A person who has full parental rights and responsibilities (PRRs) (a mother automatically obtains PRRs at birth, as does a father if he is married to the mother or the child was born after May 2006 and the father is named on the birth certificate) has, in relation to contact:
- the responsibility, if the child is not living with them, to maintain personal relations and direct contact with the child on a regular basis; and
- the right, if the child is not living with them, to maintain personal relationship and direct contact with the child on a regular basis.
It is an often overlooked point that parents have rights only to enable them to fulfil their parental responsibilities. The legislation is framed in such a way as to make clear that parents do not have “rights” in relation to their children in the conventional sense of the word. The responsibility to maintain personal relations with your child must operate in the child’s best interests. Many disputes between parents stem from different views about what type of arrangement is in their child’s interests.
Court should be the action of last resort. However, if you are unable to agree matters directly with your ex-spouse or –partner, and mediation and/or negotiation through solicitors has proved fruitless, it may be necessary to apply to court for a contact order.

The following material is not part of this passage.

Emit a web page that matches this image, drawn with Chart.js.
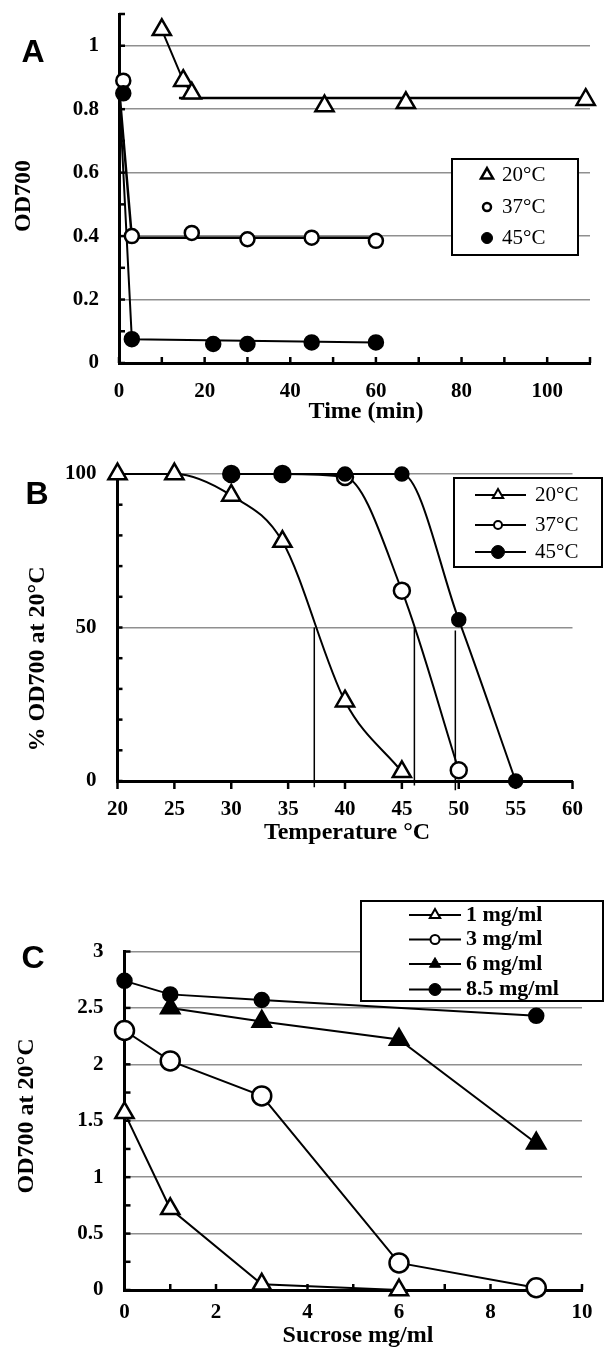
<!DOCTYPE html>
<html>
<head>
<meta charset="utf-8">
<script src="https://cdn.jsdelivr.net/npm/chart.js@4.4.1/dist/chart.umd.min.js"></script>
<style>
  html, body { margin: 0; padding: 0; background: #fff; }
  #page { position: relative; width: 604px; height: 1357px; overflow: hidden; }
  canvas { position: absolute; left: 0; }
</style>
</head>
<body>
<div id="page">
  <canvas id="chartA" width="604" height="430" style="top:0px"></canvas>
  <canvas id="chartB" width="604" height="440" style="top:430px"></canvas>
  <canvas id="chartC" width="604" height="487" style="top:870px"></canvas>
</div>
<script>
// ---------- Panel A: OD700 vs time ----------
const timeA20 = [10, 15, 17, 48, 67, 109];
const odA20 = [1.05, 0.89, 0.85, 0.81, 0.82, 0.83];
const timeA37 = [1, 3, 17, 30, 45, 60];
const odA37 = [0.89, 0.40, 0.41, 0.39, 0.395, 0.385];
const timeA45 = [1, 3, 22, 30, 45, 60];
const odA45 = [0.85, 0.075, 0.06, 0.06, 0.065, 0.065];
// hand drawn guide lines
const fitA20X = [14, 110];
const fitA20Y = [0.835, 0.835];
const fitA37X = [0, 3, 60];
const fitA37Y = [0.87, 0.395, 0.395];
const fitA45X = [0, 3, 60];
const fitA45Y = [0.87, 0.075, 0.065];
const xTicksA = [0, 20, 40, 60, 80, 100];
const xLabelsA = ['0', '20', '40', '60', '80', '100'];
const yTicksA = [0, 0.2, 0.4, 0.6, 0.8, 1];
const yLabelsA = ['0', '0.2', '0.4', '0.6', '0.8', '1'];
const legendA = ['20°C', '37°C', '45°C'];

// ---------- Panel B: % OD700 vs temperature ----------
const tempB20 = [20, 25, 30, 34.5, 40, 45];
const pctB20 = [100, 100, 93, 78, 26, 3];
const tempB37 = [30, 34.5, 40, 45, 50];
const pctB37 = [100, 100, 99, 62, 3.5];
const tempB45 = [30, 34.5, 40, 45, 50, 55];
const pctB45 = [100, 100, 100, 100, 52.5, 0];
// temperatures where each curve crosses 50 %
const halfTempB = [37.3, 46.1, 49.7];
const halfTopB = [50, 50, 49];
const halfBottomB = [-2, -1.5, -3];
const xTicksB = [20, 25, 30, 35, 40, 45, 50, 55, 60];
const xLabelsB = ['20', '25', '30', '35', '40', '45', '50', '55', '60'];
const yTicksB = [0, 50, 100];
const yLabelsB = ['0', '50', '100'];
const legendB = ['20°C', '37°C', '45°C'];

// ---------- Panel C: OD700 vs sucrose ----------
const sucroseC = [0, 1, 3, 6, 9];
const odC1 = [1.57, 0.72, 0.05, 0.0, null];
const odC3 = [2.30, 2.03, 1.72, 0.24, 0.02];
const odC6 = [null, 2.50, 2.38, 2.22, 1.30];
const odC85 = [2.74, 2.62, 2.57, null, 2.43];
const xTicksC = [0, 2, 4, 6, 8, 10];
const xLabelsC = ['0', '2', '4', '6', '8', '10'];
const yTicksC = [0, 0.5, 1, 1.5, 2, 2.5, 3];
const yLabelsC = ['0', '0.5', '1', '1.5', '2', '2.5', '3'];
const legendC = ['1 mg/ml', '3 mg/ml', '6 mg/ml', '8.5 mg/ml'];

const SERIF = "'Liberation Serif', 'Times New Roman', serif";
const SANS = "'Liberation Sans', Arial, sans-serif";
const GRID = '#8f8f8f';
const tickFont = { family: SERIF, size: 21, weight: 'bold' };

const pts = (xs, ys) => xs.map((x, i) => ({ x: x, y: ys[i] })).filter(p => p.y !== null);

function markers(xs, ys, style, radius, filled) {
    return {
        data: pts(xs, ys),
        showLine: false,
        pointStyle: style,
        pointRadius: radius,
        pointHoverRadius: radius,
        pointBackgroundColor: filled ? '#000' : '#fff',
        pointBorderColor: '#000',
        pointBorderWidth: 2.5,
        clip: false
    };
}

function line(xs, ys, width) {
    return {
        data: pts(xs, ys),
        showLine: true,
        borderColor: '#000',
        borderWidth: width,
        pointRadius: 0,
        clip: false
    };
}

// small tick marks along the axes
const tickMarks = {
    id: 'tickMarks',
    beforeDatasetsDraw(chart, args, opts) {
        const ctx = chart.ctx;
        const area = chart.chartArea;
        ctx.save();
        ctx.strokeStyle = '#000';
        ctx.lineWidth = 2.5;
        ['x', 'y'].forEach(key => {
            const o = opts[key];
            if (!o) return;
            const s = chart.scales[key];
            const n = Math.round((s.max - s.min) / o.step);
            for (let i = 0; i <= n; i++) {
                const p = s.getPixelForValue(s.min + i * o.step);
                ctx.beginPath();
                if (key === 'x') {
                    ctx.moveTo(p, area.bottom);
                    ctx.lineTo(p, area.bottom + o.dir * o.len);
                } else {
                    ctx.moveTo(area.left, p);
                    ctx.lineTo(area.left + o.dir * o.len, p);
                }
                ctx.stroke();
            }
        });
        ctx.restore();
    }
};

// boxed legend like the original figure
const boxLegend = {
    id: 'boxLegend',
    afterDraw(chart, args, o) {
        if (!o.items) return;
        const ctx = chart.ctx;
        const [l, t, r, b] = o.box;
        ctx.save();
        ctx.fillStyle = '#fff';
        ctx.fillRect(l, t, r - l, b - t);
        ctx.strokeStyle = '#000';
        ctx.lineWidth = 2;
        ctx.strokeRect(l, t, r - l, b - t);
        o.items.forEach((it, i) => {
            const y = o.rows[i];
            if (o.line) {
                ctx.lineWidth = 2;
                ctx.beginPath();
                ctx.moveTo(o.line[0], y);
                ctx.lineTo(o.line[1], y);
                ctx.stroke();
            }
            ctx.fillStyle = it.filled ? '#000' : '#fff';
            ctx.lineWidth = it.border;
            Chart.helpers.drawPoint(ctx, { pointStyle: it.style, radius: it.radius, borderWidth: it.border, rotation: 0 }, o.markerX, y);
            ctx.fillStyle = '#000';
            ctx.font = o.font;
            ctx.textAlign = 'left';
            ctx.textBaseline = 'middle';
            ctx.fillText(it.label, o.textX, y);
        });
        ctx.restore();
    }
};

// panel letters and axis titles
const freeText = {
    id: 'freeText',
    afterDraw(chart, args, o) {
        if (!o.items) return;
        const ctx = chart.ctx;
        o.items.forEach(t => {
            ctx.save();
            ctx.translate(t.x, t.y);
            if (t.rotate) ctx.rotate(-Math.PI / 2);
            ctx.font = t.font;
            ctx.fillStyle = '#000';
            ctx.textAlign = 'center';
            ctx.textBaseline = 'middle';
            ctx.fillText(t.text, 0, 0);
            ctx.restore();
        });
    }
};

Chart.register(tickMarks, boxLegend, freeText);

// no label overhang padding: the chart area is pinned by layout.padding + axis sizes
function noPad(s) {
    s.paddingTop = 0;
    s.paddingBottom = 0;
    s.paddingLeft = 0;
    s.paddingRight = 0;
}

function axes(cfg) {
    return {
        x: {
            type: 'linear',
            min: cfg.xMin, max: cfg.xMax,
            afterBuildTicks: s => { s.ticks = cfg.xTicks.map(v => ({ value: v })); },
            afterFit: s => { s.height = cfg.xHeight; noPad(s); },
            grid: { color: 'rgba(0,0,0,0)', drawTicks: false },
            border: { color: '#000', width: 3 },
            ticks: {
                color: '#000', font: tickFont, padding: cfg.xPad,
                autoSkip: false, maxRotation: 0,
                callback: (v, i) => cfg.xLabels[i]
            }
        },
        y: {
            type: 'linear',
            min: cfg.yMin, max: cfg.yMax,
            afterBuildTicks: s => { s.ticks = cfg.yTicks.map(v => ({ value: v })); },
            afterFit: s => { s.width = cfg.yWidth; noPad(s); },
            grid: {
                color: c => (c.tick && c.tick.value === 0) ? 'rgba(0,0,0,0)' : GRID,
                lineWidth: 1.5,
                drawTicks: false
            },
            border: { color: '#000', width: 3 },
            ticks: {
                color: '#000', font: tickFont, padding: cfg.yPad,
                callback: (v, i) => cfg.yLabels[i]
            }
        }
    };
}

const base = {
    responsive: false,
    animation: false,
    events: []
};

// ---------- Chart A ----------
new Chart(document.getElementById('chartA'), {
    type: 'scatter',
    data: {
        datasets: [
            markers(timeA45, odA45, 'circle', 7, true),
            markers(timeA37, odA37, 'circle', 7, false),
            markers(timeA20, odA20, 'triangle', 10.5, false),
            line(timeA20.slice(0, 3), odA20.slice(0, 3), 2),
            line(fitA20X, fitA20Y, 2.5),
            line(fitA37X, fitA37Y, 2.5),
            line(fitA45X, fitA45Y, 2)
        ]
    },
    options: Object.assign({}, base, {
        layout: { padding: { top: 14, right: 14, left: 0, bottom: 0 } },
        scales: axes({
            xMin: 0, xMax: 110, xTicks: xTicksA, xLabels: xLabelsA, xHeight: 67, xPad: 16,
            yMin: 0, yMax: 1.1, yTicks: yTicksA, yLabels: yLabelsA, yWidth: 119, yPad: 20
        }),
        plugins: {
            legend: { display: false },
            tooltip: { enabled: false },
            tickMarks: { x: { step: 10, len: 6, dir: -1 }, y: { step: 0.1, len: 6, dir: 1 } },
            boxLegend: {
                box: [452, 159, 578, 255],
                rows: [175, 207, 238],
                markerX: 487, textX: 502,
                font: '21px ' + SERIF,
                items: [
                    { label: legendA[0], style: 'triangle', radius: 7, border: 2.5, filled: false },
                    { label: legendA[1], style: 'circle', radius: 4, border: 2.5, filled: false },
                    { label: legendA[2], style: 'circle', radius: 5.5, border: 1, filled: true }
                ]
            },
            freeText: {
                items: [
                    { text: 'A', x: 33, y: 53, font: 'bold 32px ' + SANS },
                    { text: 'OD700', x: 24, y: 196, rotate: true, font: 'bold 24px ' + SERIF },
                    { text: 'Time (min)', x: 366, y: 412, font: 'bold 24px ' + SERIF }
                ]
            }
        }
    })
});

// ---------- Chart B ----------
const curve = (xs, ys) => Object.assign(line(xs, ys, 2), { cubicInterpolationMode: 'monotone' });
const withMarkers = (ds, style, radius, filled) => Object.assign(ds, {
    pointStyle: style,
    pointRadius: radius,
    pointHoverRadius: radius,
    pointBackgroundColor: filled ? '#000' : '#fff',
    pointBorderColor: '#000',
    pointBorderWidth: 2.5
});

new Chart(document.getElementById('chartB'), {
    type: 'scatter',
    data: {
        datasets: [
            withMarkers(curve(tempB45, pctB45), 'circle', 6.5, true),
            withMarkers(curve(tempB37, pctB37), 'circle', 8, false),
            withMarkers(curve(tempB20, pctB20), 'triangle', 10.5, false),
            line([halfTempB[0], halfTempB[0]], [halfTopB[0], halfBottomB[0]], 1.5),
            line([halfTempB[1], halfTempB[1]], [halfTopB[1], halfBottomB[1]], 1.5),
            line([halfTempB[2], halfTempB[2]], [halfTopB[2], halfBottomB[2]], 1.5)
        ]
    },
    options: Object.assign({}, base, {
        layout: { padding: { top: 44, right: 31.5, left: 0, bottom: 0 } },
        scales: axes({
            xMin: 20, xMax: 60, xTicks: xTicksB, xLabels: xLabelsB, xHeight: 89, xPad: 16,
            yMin: 0, yMax: 100, yTicks: yTicksB, yLabels: yLabelsB, yWidth: 117.5, yPad: 21
        }),
        plugins: {
            legend: { display: false },
            tooltip: { enabled: false },
            tickMarks: { x: { step: 5, len: 8, dir: 1 }, y: { step: 10, len: 5, dir: 1 } },
            boxLegend: {
                box: [454, 48, 602, 137],
                rows: [65, 95, 122],
                line: [475, 526],
                markerX: 498, textX: 535,
                font: '21px ' + SERIF,
                items: [
                    { label: legendB[0], style: 'triangle', radius: 6, border: 2, filled: false },
                    { label: legendB[1], style: 'circle', radius: 4, border: 2, filled: false },
                    { label: legendB[2], style: 'circle', radius: 6.5, border: 1, filled: true }
                ]
            },
            freeText: {
                items: [
                    { text: 'B', x: 37, y: 65, font: 'bold 32px ' + SANS },
                    { text: '% OD700 at 20°C', x: 38, y: 229, rotate: true, font: 'bold 24px ' + SERIF },
                    { text: 'Temperature °C', x: 347, y: 403, font: 'bold 24px ' + SERIF }
                ]
            }
        }
    })
});

// ---------- Chart C ----------
new Chart(document.getElementById('chartC'), {
    type: 'scatter',
    data: {
        datasets: [
            withMarkers(line(sucroseC, odC85, 2), 'circle', 7, true),
            withMarkers(line(sucroseC, odC6, 2), 'triangle', 10.5, true),
            withMarkers(line(sucroseC, odC3, 2), 'circle', 9.5, false),
            withMarkers(line(sucroseC, odC1, 2), 'triangle', 10.5, false)
        ]
    },
    options: Object.assign({}, base, {
        layout: { padding: { top: 81.5, right: 22, left: 0, bottom: 0 } },
        scales: axes({
            xMin: 0, xMax: 10, xTicks: xTicksC, xLabels: xLabelsC, xHeight: 67, xPad: 10,
            yMin: 0, yMax: 3, yTicks: yTicksC, yLabels: yLabelsC, yWidth: 124.5, yPad: 21
        }),
        plugins: {
            legend: { display: false },
            tooltip: { enabled: false },
            tickMarks: { x: { step: 1, len: 6, dir: -1 }, y: { step: 0.25, len: 6, dir: 1 } },
            boxLegend: {
                box: [361, 31, 603, 131],
                rows: [45, 69.5, 94, 119.5],
                line: [409, 461],
                markerX: 435, textX: 466,
                font: 'bold 22px ' + SERIF,
                items: [
                    { label: legendC[0], style: 'triangle', radius: 6, border: 2, filled: false },
                    { label: legendC[1], style: 'circle', radius: 4.5, border: 2, filled: false },
                    { label: legendC[2], style: 'triangle', radius: 6.5, border: 1, filled: true },
                    { label: legendC[3], style: 'circle', radius: 6, border: 1, filled: true }
                ]
            },
            freeText: {
                items: [
                    { text: 'C', x: 33, y: 89, font: 'bold 32px ' + SANS },
                    { text: 'OD700 at 20°C', x: 27, y: 246, rotate: true, font: 'bold 24px ' + SERIF },
                    { text: 'Sucrose mg/ml', x: 358, y: 466, font: 'bold 24px ' + SERIF }
                ]
            }
        }
    })
});
</script>
</body>
</html>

A contact order will set out the arrangements for your contact with your child, which can include direct (physical, face to face contact) and indirect (telephone, Facetime, Skype) contact, and can fall anywhere in the spectrum between supervised contact, through regular non-residential or residential contact, to authorising holidays abroad.
What happens at court?
If matters proceed to court, the court’s paramount concern is the child’s welfare and what is in their best interests. Before granting contact, the court must be satisfied that it is better for the child that the order is made than that none be made at all.
In a contact action, there will be at least one Child Welfare Hearing and in the usual course of events, a series of Child Welfare Hearings at which the Sheriff will hear the parties and their respective solicitors on their positions in relation to the contact sought, and why is it or is not in the child’s best interests.
The child’s own views may also be taken in account where appropriate. This may be by the Sheriff speaking to the child in their private Chambers, by the child expressing their views in writing, or by the Sheriff appointing a Child Welfare Reporter to meet with the child to obtain their views and report back to the court. Depending on the child’s age and maturity, their views could be a vital factor in the outcome of the action. A child of 12 years or over is presumed to be of sufficient age and maturity to express their view and the court is likely to give significant weight to that.
A final word
Separated parents ought to try to keep in mind that, despite their own relationship coming to an end, they will remain the parents of their child for the rest of their lives and often have a long road to go until that child has grown into adulthood.
The effects of an acrimonious separation on a child can be significant and long-lasting, and a contentious court action in respect of contact is likely to add to that negative impact. While it can be difficult to remain on amicable terms with an ex-partner, research shows that the impact of separation on children and indeed parents can be minimised if parents can continue to work together to co-parent as harmoniously as possible.
It is important to find a solicitor who understands how difficult emotions can impact on the separation process, and who is able to discuss additional sources of support and resources which can help parents stay on track.